Besides the fact that I misspelled „smallest“and the fact that 1 is the
smallest positive integer, this is actually one of the very few things I
learned about programming. I have never received any formal education in
computer science or anything like that and have done my share of spaghetti
coding as a kid. But I had pretty much lost interest in programming when I
entered university.
That was only revived when I learned about perl from a fellow graduate student
which was in many ways much more what I liked compared to languages like C
(with declared variables and so many ways to shoot yourself in the food with
pointers etc). One of the many things I liked so much about perl is that
„array“ as a data type (or rather structure), the thing that is indexed by
integers, has much fewer uses than the C programmer thinks. Many things that
look like arrays are actually lists, where reasonable operations are first,
next or last elements, shifting, concatenating and of course iteration are
typical operations but „give me element number 17“ rarely is. And with foreach
it is so much harder to produce an obi wan error than with for (i=0; i <= 17;
i++) {} („Should it be <17?!?“).
And if you need a structure of indexed objects, indices are rarely again
integers, they can be anything in which case what looks like an array is
actually a hash. With that you can say „give me the dillutant cylinder“ rather
than „give me cylinder 1“ („or was it 0?!?“) and again you can interate etc etc.

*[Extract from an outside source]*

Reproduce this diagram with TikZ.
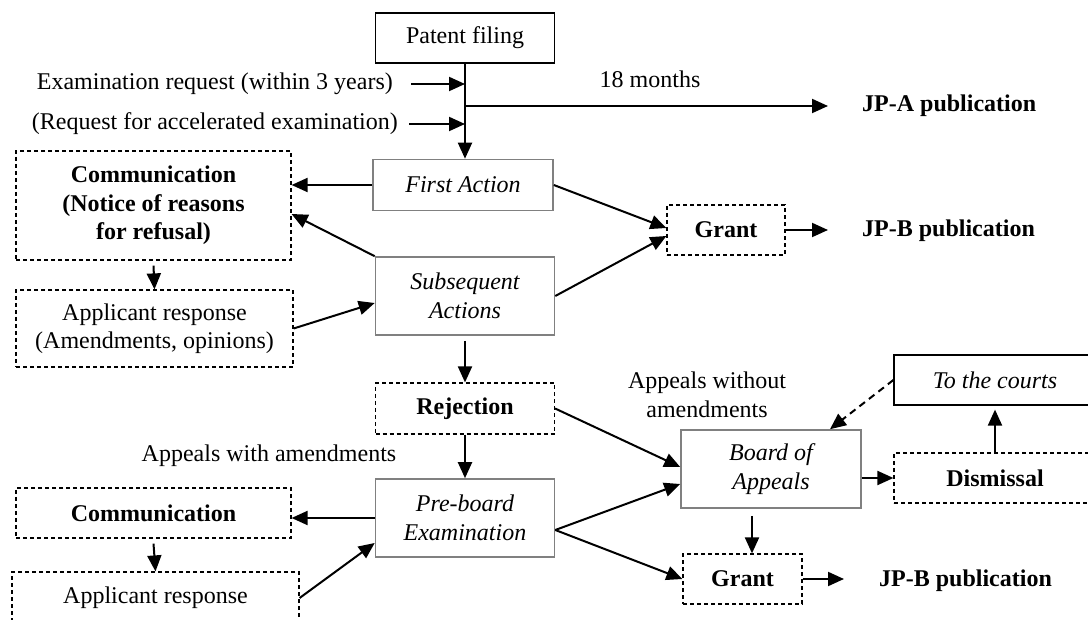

In any case, this realisation really struck me and I think it is really
important to use the correct type for index sets (or none at all) but using
integers suggests so many wrong things (like the possibility to do arithmetic
on them) while in the cases above all one really uses that every finite set can
be bijectively mapped to exactly one set of the form {0, 1, 2, …, n} but that
map is not canonical (if you like the language of category theory).
TL;DR
I try hard to avoid integer indices unless they are really asked for.